Joeseph Walsh
Affiliation: Lecturer in Fine Art with Psychology, Worcester University
Joseph Walsh is an artist rooted in forging human-nature connections through his work with plants and learning through the upkeep of a plot of land in a wildlife community garden. He uses drawing, painting and film, informed by research into wide-ranging plant healing traditions and eco-theory, to actualise a co-existing with nature.
He studied Fine Art at Goldsmiths University, and has delivered courses and workshops at the Berlin Art Institute, Beaconsfield Gallery, Jamyang Buddhist Centre and IMT Gallery, London, as well as sharing insights with art students at Goldsmiths and Reading Universities
Panel: Plants and Places
I teach on the Fine Art with Psychology course at Worcester University, and have been exploring experiential activities outside in nature with my students - such as direct observational drawing and silent walks, to develop a socially engaged project around the benefits of nature connection. My course also brings to awareness the effects of digital screen devices eroding attention as an urgent societal issue to address.

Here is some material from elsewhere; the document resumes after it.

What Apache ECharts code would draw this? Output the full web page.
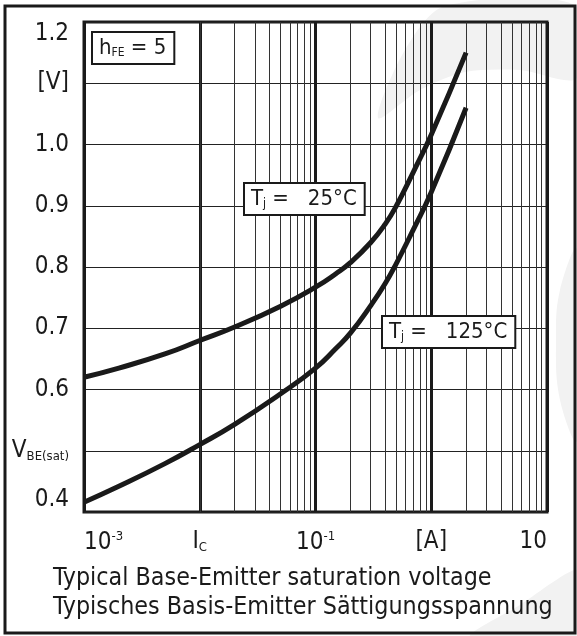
<!DOCTYPE html>
<html>
<head>
<meta charset="utf-8">
<script src="https://cdn.jsdelivr.net/npm/echarts@6/dist/echarts.min.js"></script>
<style>
  html, body { margin: 0; padding: 0; background: #fff; }
  #chart { width: 577px; height: 636px; }
</style>
</head>
<body>
<div id="chart"></div>
<script>
// collector current Ic [A], base-emitter saturation voltage [V]
var current25 = [0.001, 0.002, 0.005, 0.01, 0.02, 0.05, 0.1, 0.15, 0.2, 0.3, 0.4, 0.5, 0.7, 1.0, 2.0];
var vbe25     = [0.620, 0.635, 0.658, 0.680, 0.702, 0.736, 0.767, 0.789, 0.807, 0.840, 0.870, 0.900, 0.955, 1.016, 1.150];
var current125 = [0.001, 0.002, 0.005, 0.01, 0.02, 0.05, 0.1, 0.15, 0.2, 0.3, 0.4, 0.5, 0.7, 1.0, 2.0];
var vbe125     = [0.416, 0.442, 0.479, 0.510, 0.543, 0.593, 0.635, 0.667, 0.692, 0.737, 0.773, 0.806, 0.861, 0.922, 1.060];

var xTickLabels = ['{b|10}{sup|-3}', '{b|I}{sub|C}', '{b|10}{sup|-1}', '{b|[A]}', '{b|10}'];
var yTickLabels = ['0.4', '{b|V}{sub|BE(sat)}', '0.6', '0.7', '0.8', '0.9', '1.0', '[V]', '1.2'];
var minorX = [];
[0.001, 0.01, 0.1, 1].forEach(function (d) {
    for (var k = 2; k <= 9; k++) minorX.push(+(d * k).toPrecision(3));
});

var font = '"DejaVu Sans Condensed", "DejaVu Sans", sans-serif';
var ink = '#1a1a1a';
var shade = '#f2f2f2';

function pairs(xs, ys) {
    return xs.map(function (x, i) { return [x, ys[i]]; });
}

function boxLabel(text, left, top) {
    return {
        type: 'text', z: 100, left: left, top: top,
        style: {
            text: text,
            backgroundColor: '#fff', borderColor: ink, borderWidth: 2,
            padding: [4, 7, 4, 6],
            rich: {
                b: { fontSize: 22, fontFamily: font, fill: ink },
                s: { fontSize: 12, fontFamily: font, fill: ink, verticalAlign: 'bottom', padding: [9, 0, 0, 0] }
            }
        }
    };
}

var chart = echarts.init(document.getElementById('chart'), null, { renderer: 'canvas' });

var option = {
    backgroundColor: '#fff',
    animation: false,
    textStyle: { fontFamily: font, color: ink },
    grid: {
        left: 84, right: 30, top: 22, bottom: 124,
        show: true, borderColor: ink, borderWidth: 3, backgroundColor: 'transparent'
    },
    xAxis: {
        type: 'log', logBase: 10, min: 0.001, max: 10,
        axisLine: { show: false },
        axisTick: { show: false },
        splitLine: { show: true, lineStyle: { color: ink, width: 3 } },
        axisLabel: {
            margin: 18,
            alignMinLabel: 'left',
            alignMaxLabel: 'right',
            formatter: function (v) {
                var i = Math.round(Math.log10(v)) + 3;
                return xTickLabels[i] || '';
            },
            rich: {
                b: { fontSize: 24, fontFamily: font, color: ink },
                sup: { fontSize: 13, fontFamily: font, color: ink, verticalAlign: 'top', padding: [0, 0, 12, 0] },
                sub: { fontSize: 13, fontFamily: font, color: ink, verticalAlign: 'bottom', padding: [10, 0, 0, 0] }
            }
        }
    },
    yAxis: {
        type: 'value', min: 0.4, max: 1.2, interval: 0.1,
        axisLine: { show: false },
        axisTick: { show: false },
        splitLine: { show: true, lineStyle: { color: '#222', width: 1 } },
        axisLabel: {
            margin: 15,
            fontSize: 24,
            color: ink,
            verticalAlignMinLabel: 'bottom',
            verticalAlignMaxLabel: 'top',
            formatter: function (v) {
                var i = Math.round((v - 0.4) * 10);
                return yTickLabels[i];
            },
            rich: {
                b: { fontSize: 24, fontFamily: font, color: ink },
                sub: { fontSize: 13, fontFamily: font, color: ink, verticalAlign: 'bottom', padding: [10, 0, 0, 0] }
            }
        }
    },
    series: [
        {
            type: 'line', data: [], z: 1, silent: true,
            markLine: {
                silent: true, symbol: 'none', animation: false,
                label: { show: false },
                lineStyle: { color: '#333', width: 1, type: 'solid' },
                data: minorX.map(function (v) { return { xAxis: v }; })
            }
        },
        {
            name: 'Tj = 25°C', type: 'line', smooth: 0.5, showSymbol: false, z: 5,
            lineStyle: { color: ink, width: 5 },
            data: pairs(current25, vbe25)
        },
        {
            name: 'Tj = 125°C', type: 'line', smooth: 0.5, showSymbol: false, z: 5,
            lineStyle: { color: ink, width: 5 },
            data: pairs(current125, vbe125)
        }
    ],
    graphic: [
        // faint background watermark
        {
            type: 'polygon', z: -10, silent: true,
            shape: { points: [[378, 118], [405, 50], [445, 6], [577, 6], [577, 78], [520, 70], [465, 72], [420, 90]], smooth: 0.3 },
            style: { fill: shade }
        },
        {
            type: 'polygon', z: -10, silent: true,
            shape: { points: [[577, 250], [560, 290], [556, 340], [560, 400], [577, 440]], smooth: 0.4 },
            style: { fill: shade }
        },
        {
            type: 'polygon', z: -10, silent: true,
            shape: { points: [[470, 636], [520, 605], [577, 570], [577, 636]], smooth: 0.2 },
            style: { fill: shade }
        },
        {
            type: 'rect', z: 100, silent: true,
            shape: { x: 5, y: 6, width: 570, height: 627 },
            style: { fill: 'none', stroke: ink, lineWidth: 3 }
        },
        {
            type: 'text', z: 100, left: 53, top: 564,
            style: {
                text: 'Typical Base-Emitter saturation voltage\nTypisches Basis-Emitter Sättigungsspannung',
                font: '24.8px ' + font, fill: ink, lineHeight: 29
            }
        },
        boxLabel('{b|h}{s|FE}{b| = 5}', 91, 31),
        boxLabel('{b|T}{s|j}{b| =   25°C}', 243, 182),
        boxLabel('{b|T}{s|j}{b| =   125°C}', 381, 315)
    ]
};

chart.setOption(option);
</script>
</body>
</html>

For this presentation, I will show some of my direct observational drawing; discuss the influence of the polymath Goethe and how through direct sensorial observation and imagination, we can attune to processes in nature, forming a relationality.
I have been attending The School of Intuitive Herbalism, and it has trained me in meditation, visualisation skills and being with nature.
I will share how, in the wildlife community garden context, such approaches have sensitised me to inter-relations of woodland, hedgerow, meadow and wildlife.
I will then discuss how, when students have engaged in similar exercises, some have reflected on being in a co-creation with what they are observing, using terms such as ‘non-doing‘ and ‘effortless attention‘.
The insights I would like to speak about, explore art making processes that teach an art of living, and an expansive and therapeutic alternative to living in the dominance of the digital screen.